While many options like hostels, capsule housing, and pod homes are available today, the need for owning a traditional home is paramount among youth, even today. Privacy is important for them. The market is trying to capitalize on this, by introducing tiny homes that offer many services in minimal space. This typology is on the rise, but many are still skeptical about its feasibility.

Zero-wasted space is a policy that is adopted to resolve the housing crisis, globally. Small space psychology studies show that when the space to occupants’ ratio is optimal, there is no need felt for additional or extra space. The small space facilitates problem-solving skills and creativity. Ergonomics can help create holistic tiny homes that offer a bang for the youngster’s buck.

Fig: 3 - A steady rise in density is predicted till the end of the century, so the housing market will have to meet demands efficiently.


Home is a sanctuary that de-stresses the occupant after a long day of work. Despite its size, a tiny home must be able to create a sense of belonging and tranquility, with artful design interventions.

The challenge is to design a tiny home apartment with single occupancy per module.

Each unit must be modular and uniform. The apartment will cater to multiple residents, so access must be convenient for all. The quality of space is as important as its function. Ambiance and aesthetics can transform a unit into a home.

The furniture design is important as it will occupy a considerable space in this tiny home. Creative solutions for modular furniture can be proposed to attain efficiency and comfort. Scope of customization allows the user freedom to adapt the home to suit their needs.
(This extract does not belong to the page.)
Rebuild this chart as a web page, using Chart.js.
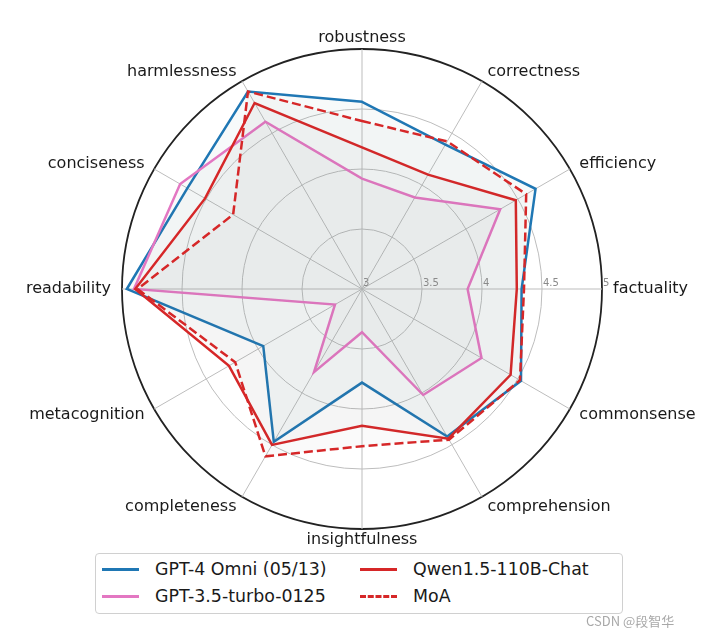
<!DOCTYPE html>
<html>
<head>
<meta charset="utf-8">
<script src="https://cdn.jsdelivr.net/npm/chart.js@4/dist/chart.umd.min.js"></script>
<style>
  body { margin: 0; background: #fff; font-family: "DejaVu Sans", sans-serif; }
  #wrap { position: relative; width: 727px; height: 638px; }
  #radar { position: absolute; left: 0; top: 0; }
  #legend {
    position: absolute; left: 95px; top: 553px; width: 526px; height: 59px;
    border: 1px solid #d0d0d0; border-radius: 4px; background: #fff;
  }
  .item { position: absolute; height: 24px; font-size: 17.4px; color: #1a1a1a; white-space: nowrap; }
  .item span.swatch { position: absolute; left: 0; top: 10px; width: 37px; height: 0; border-top: 3px solid; }
  .item span.txt { position: absolute; left: 53px; top: 1px; }
  #mark { position: absolute; left: 586px; top: 611px; font: 13px "Noto Sans CJK SC", sans-serif; color: #a8a8a8; }
</style>
</head>
<body>
<div id="wrap">
  <canvas id="radar" width="727" height="638"></canvas>
  <div id="legend"></div>
  <div id="mark">CSDN @段智华</div>
</div>
<script>
'use strict';

const categories = ['robustness', 'correctness', 'efficiency', 'factuality', 'commonsense', 'comprehension',
  'insightfulness', 'completeness', 'metacognition', 'readability', 'conciseness', 'harmlessness'];

const gpt4o   = [4.56, 4.39, 4.67, 4.33, 4.53, 4.42, 3.78, 4.47, 3.95, 4.96, 4.68, 4.90];
const gpt35   = [3.92, 3.88, 4.33, 3.88, 4.15, 4.02, 3.36, 3.80, 3.26, 4.90, 4.75, 4.61];
const qwen    = [4.18, 4.10, 4.48, 4.29, 4.43, 4.44, 4.14, 4.50, 4.28, 4.89, 4.51, 4.79];
const moa     = [4.40, 4.42, 4.58, 4.35, 4.52, 4.45, 4.31, 4.61, 4.22, 4.87, 4.24, 4.90];

const tickLabels = ['3', '3.5', '4', '4.5', '5'];

const BLUE = '#1f77b4';
const PINK = '#e377c2';
const RED = '#d62728';

// point labels: aligned by side, like matplotlib theta labels
const pointLabelPlugin = {
  id: 'pointLabelPlugin',
  afterDraw(chart) {
    const scale = chart.scales.r;
    const ctx = chart.ctx;
    ctx.save();
    ctx.font = '16px "DejaVu Sans"';
    ctx.fillStyle = '#1a1a1a';
    ctx.textBaseline = 'middle';
    categories.forEach((label, i) => {
      const p = scale.getPointPosition(i, scale.drawingArea + 11);
      const dx = p.x - scale.xCenter;
      ctx.textAlign = Math.abs(dx) < 1 ? 'center' : (dx > 0 ? 'left' : 'right');
      ctx.fillText(label, p.x, p.y);
    });
    ctx.restore();
  }
};

// radial tick labels sit on the right-hand axis
const tickPlugin = {
  id: 'tickPlugin',
  afterDatasetsDraw(chart) {
    const scale = chart.scales.r;
    const ctx = chart.ctx;
    ctx.save();
    ctx.font = '10px "DejaVu Sans"';
    ctx.fillStyle = '#8a8a8a';
    ctx.textAlign = 'left';
    ctx.textBaseline = 'alphabetic';
    tickLabels.forEach(t => {
      const d = scale.getDistanceFromCenterForValue(parseFloat(t));
      ctx.fillText(t, scale.xCenter + d + 1, scale.yCenter - 3);
    });
    ctx.restore();
  }
};

function makeLegend(items) {
  const box = document.getElementById('legend');
  box.innerHTML = items.map(it => {
    const style = it.dash
      ? `border-top: 3px dashed ${it.color};`
      : `border-color: ${it.color};`;
    return `<div class="item" style="left:${it.x}px; top:${it.y}px">
        <span class="swatch" style="${style}"></span><span class="txt">${it.label}</span>
      </div>`;
  }).join('');
}

function renderChart() {
  const ctx = document.getElementById('radar');

  new Chart(ctx, {
    type: 'radar',
    data: {
      labels: categories,
      datasets: [
        {
          label: 'MoA', data: moa, order: 1,
          borderColor: RED, borderWidth: 2.5, borderDash: [9, 4],
          backgroundColor: 'rgba(110, 110, 110, 0.03)', fill: true
        },
        {
          label: 'Qwen1.5-110B-Chat', data: qwen, order: 2,
          borderColor: RED, borderWidth: 2.5,
          backgroundColor: 'rgba(110, 110, 110, 0.035)', fill: true
        },
        {
          label: 'GPT-3.5-turbo-0125', data: gpt35, order: 3,
          borderColor: PINK, borderWidth: 2.5,
          backgroundColor: 'rgba(110, 110, 110, 0.035)', fill: true
        },
        {
          label: 'GPT-4 Omni (05/13)', data: gpt4o, order: 4,
          borderColor: BLUE, borderWidth: 2.5,
          backgroundColor: 'rgba(120, 175, 175, 0.06)', fill: true
        }
      ]
    },
    options: {
      responsive: false,
      devicePixelRatio: 1,
      animation: false,
      layout: { padding: { left: 122, top: 49, right: 125, bottom: 109 } },
      elements: {
        point: { radius: 0, hoverRadius: 0 },
        line: { tension: 0, borderJoinStyle: 'miter' }
      },
      scales: {
        r: {
          min: 3,
          max: 5,
          ticks: { stepSize: 0.5, display: false },
          pointLabels: { display: false },
          angleLines: { color: '#bdbdbd', lineWidth: 1 },
          grid: {
            circular: true,
            color: c => (c.tick && c.tick.value === 5 ? '#222' : '#bdbdbd'),
            lineWidth: c => (c.tick && c.tick.value === 5 ? 1.8 : 1)
          }
        }
      },
      plugins: {
        legend: { display: false },
        tooltip: { enabled: false }
      }
    },
    plugins: [tickPlugin, pointLabelPlugin]
  });

  makeLegend([
    { label: 'GPT-4 Omni (05/13)', color: BLUE, x: 6, y: 4 },
    { label: 'Qwen1.5-110B-Chat', color: RED, x: 264, y: 4 },
    { label: 'GPT-3.5-turbo-0125', color: PINK, x: 6, y: 31 },
    { label: 'MoA', color: RED, dash: true, x: 264, y: 31 }
  ]);
}

document.addEventListener('DOMContentLoaded', renderChart);
</script>
</body>
</html>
The aim here is to generate inventive solutions for the optimal utilization of small spaces. The building performance must be cost-effective as well as efficient. Privacy is to be balanced with social spaces that allow for basic interaction.


Layout - the unit size is small and optimal space utilization must be done to fit all essential amenities into a single unit.

Multi-functional - due to the constraints, the spaces must be able to adapt to the user’s needs.

Interior - the furniture must be modular for efficiency and agility (if needed). Lighting, material palette, ventilation and other systems used for generating comfort.

Economic - the units must be built with minimal resources to achieve maximum output, without compromising on functionality. The unit must be built in an affordable manner.

Context - the design must respond to the (existing) site conditions. The wider socio-cultural, economic, and environmental settings are to be considered in the design approach.


Taiwan, much like most other Asian countries, is known for its population density, leading to an inevitable hike in both availability and cost of living spaces. The affordable housing challenge has doubled in the last decade. Even with the increase in household income, owning a house in Taiwan is impossible for most people, over a lifetime.

The site for this project is located in Changhua County. It is the most populous country in Taiwan with a population density of 1200/sqm. Factories and the service industry are gaining traction which contributes to the influx of population to the city for employment.

The site is at an intersection in a dense area of Changhua city. It is surrounded by eateries and markets at walking distance making it a suitable location for this typology.

Site area – 388 sqm
FAR - 0.5
Ground coverage - 50%
Height restrictions - 12m
Setbacks (as per CAD plan)
Coordinates - 24°04'03.0"N 120°31'33.2"E


The apartment will accommodate 12 units (300sqft approx. per unit) over 2 floors (G+2). The tiny home must consist of one toilet, a living and sleeping space, and a kitchenette. All units must be of uniform dimensions. 11-15% must be used per floor area for circulation.

Some open spaces must be carved out for greenery. Common amenities like the staircase must be accessible to all units.